To this Hylas, unable to contain, returned a scurvy answer, saying that Ajax’s soul, taking her lot in the twentieth place in hell, changed her nature, according to Plato, for a lion’s; but, for his part, he could not but often think upon the saying of the old comedian,

  ’Tis better far to be an ass, than see
  Unworthier men in greater honor shine.

At this Sospis, laughing heartily, said: But in the mean time, before we have the pack-saddles on, if you have any regard for Plato, tell us why he makes Ajax’s soul, after the lots drawn, to have the twentieth choice. Hylas, with great indignation, refused, thinking that this was a jeering reflection on his former miscarriage. Therefore my brother began thus: What, was not Ajax counted the second for beauty, strength, and courage, and the next to Achilles in the Grecian army? And twenty is the second ten, and ten is the chiefest of numbers, as Achilles of the Greeks. We laughing at this, Ammonius said: Well, Lamprias, let this suffice for a joke upon Hylas; but since you have voluntarily taken upon you to give an account of this matter, leave off jesting, and seriously proceed.

2. This startled Lamprias a little, but, after a short pause, he continued thus: Plato often tells merry stories under borrowed names, but when he puts any fable into a discourse concerning the soul, he hath some considerable meaning in it. The intelligent nature of the heavens he calls a flying chariot, intimating the harmonious whirl of the world. And here he introduceth one Er, the son of Harmonius, a Pamphylian, to tell what he had seen in hell; intimating that our souls are begotten according to harmony, and are agreeably united to our bodies, and that, when they are separated, they are from all parts carried together into the air, and from thence return to second generations.
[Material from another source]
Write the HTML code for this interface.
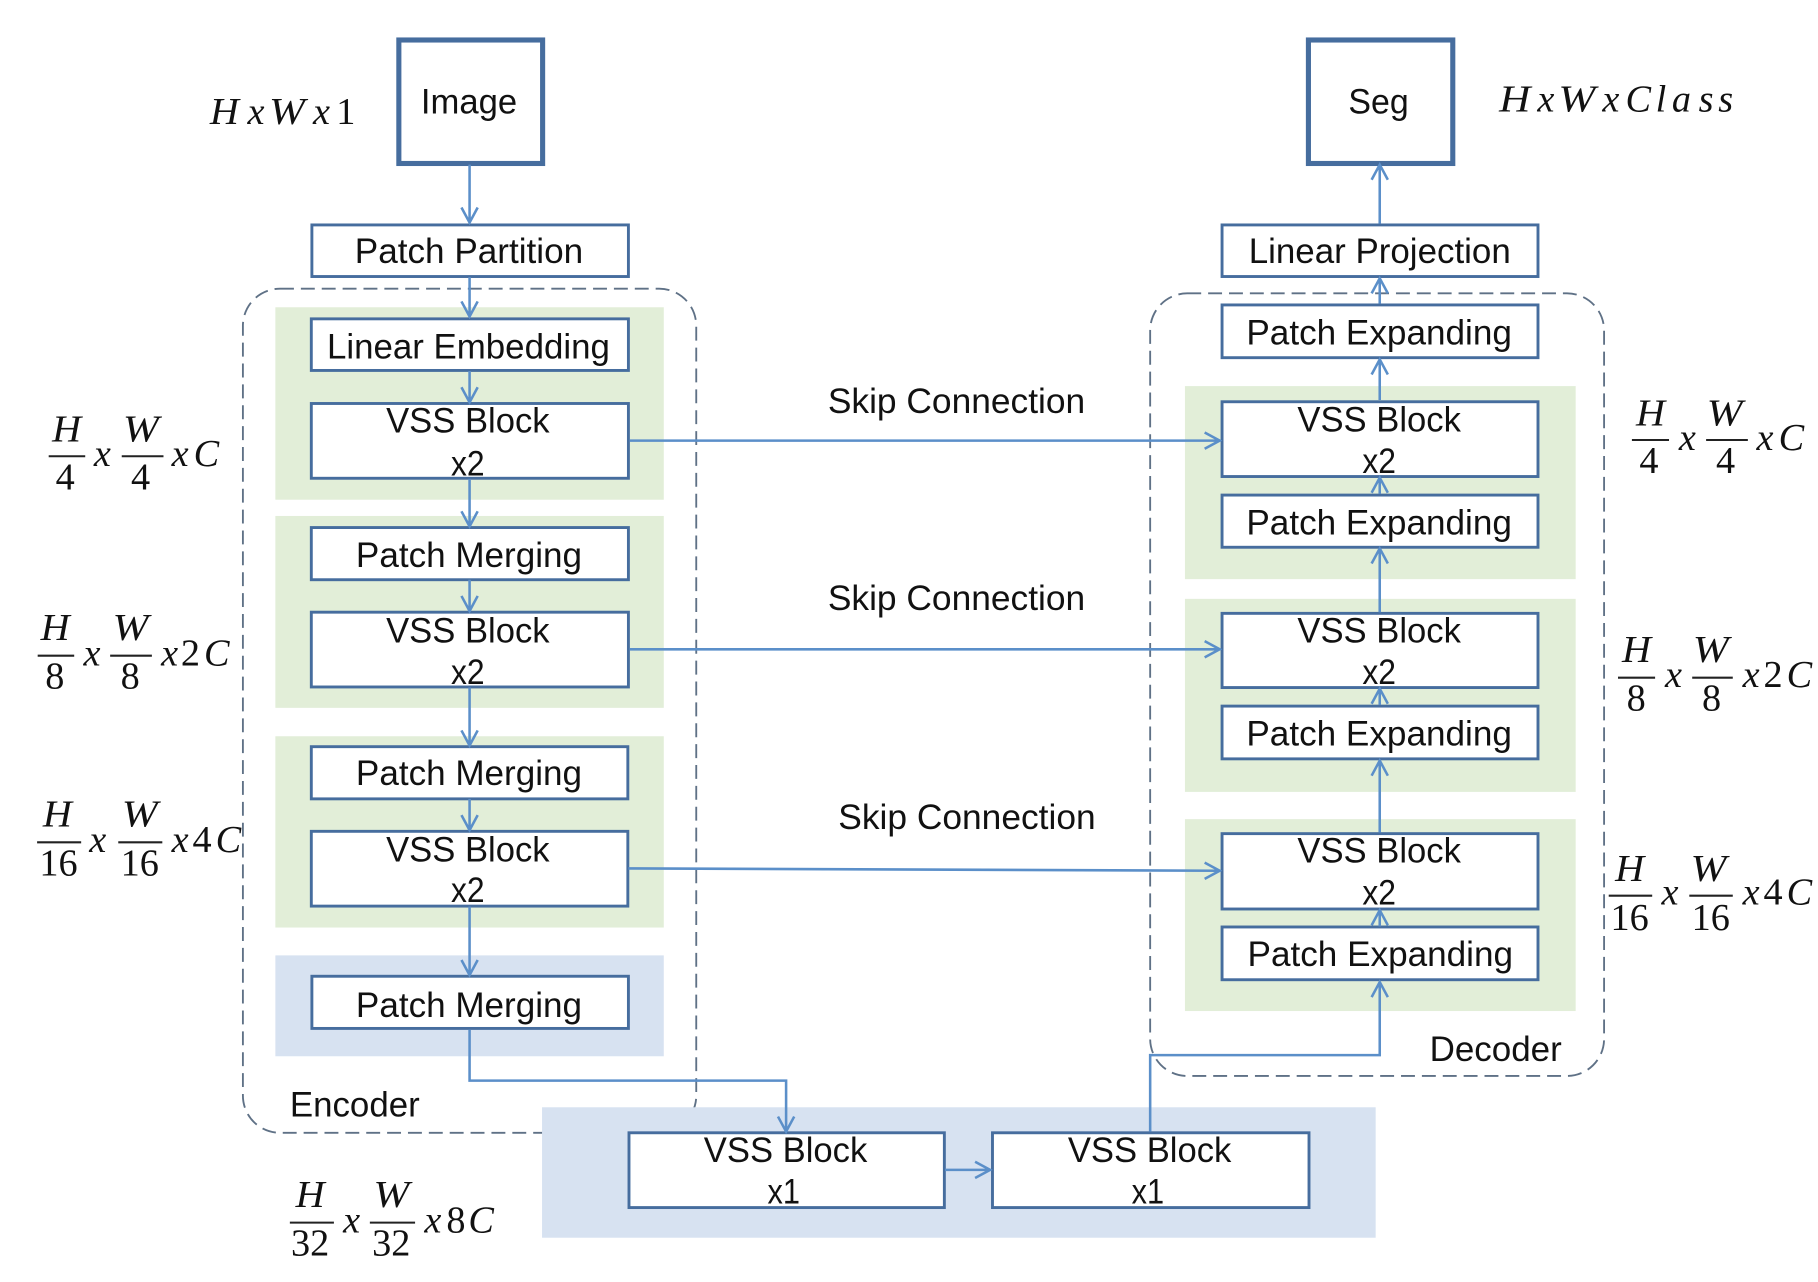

And what hinders but that twentieth (εἰϰοστόν) should intimate that this was not a true story, but only probable and fictitious (εἰϰός), and that the lot fell casually (εἰϰῆ). For Plato always toucheth upon three causes, he being the first and chiefest philosopher that knew how fate agrees with fortune, and how our free-will is mixed and complicated with both. And now he hath admirably discovered what influence each hath upon our affairs. The choice of our life he hath left to our free-will, for virtue and vice are free. But that those who have made a good choice should live religiously, and those who have made an ill choice should lead a contrary life, he leaves to the necessity of fate. But the chances of lots thrown at a venture introduce fortune into the several conditions of life in which we are brought up, which pre-occupates and perverts our own choice. Now consider whether it is not irrational to enquire after a cause of those things that are done by chance. For if the lot seems to be disposed of by design, it ceaseth to be chance and fortune, and becomes fate and providence.

3. Whilst Lamprias was speaking, Marcus the grammarian seemed to be counting to himself, and when he had done, he began thus: Amongst the souls which Homer mentions in his Νεϰυία, Elpenor’s is not to be reckoned as mixed with those in hell, but, his body being not buried, as wandering about the banks of the river Styx. Nor is it fit that we should reckon Tiresias’s soul amongst the rest, —

  On whom alone, when deep in hell beneath,
  Wisdom Proserpina conferred,

to discourse and converse with the living even before he drank the sacrifice’s blood. Therefore, Lamprias, if you subtract these two, you will find that Ajax was the twentieth that Ulysses saw, and Plato merrily alludes to that place in Homer’s Νεϰυία.

QUESTION VI. What is meant by the Fable about the Defeat of Neptune? and also, Why do the Athenians take out the second day of the month Boedromion?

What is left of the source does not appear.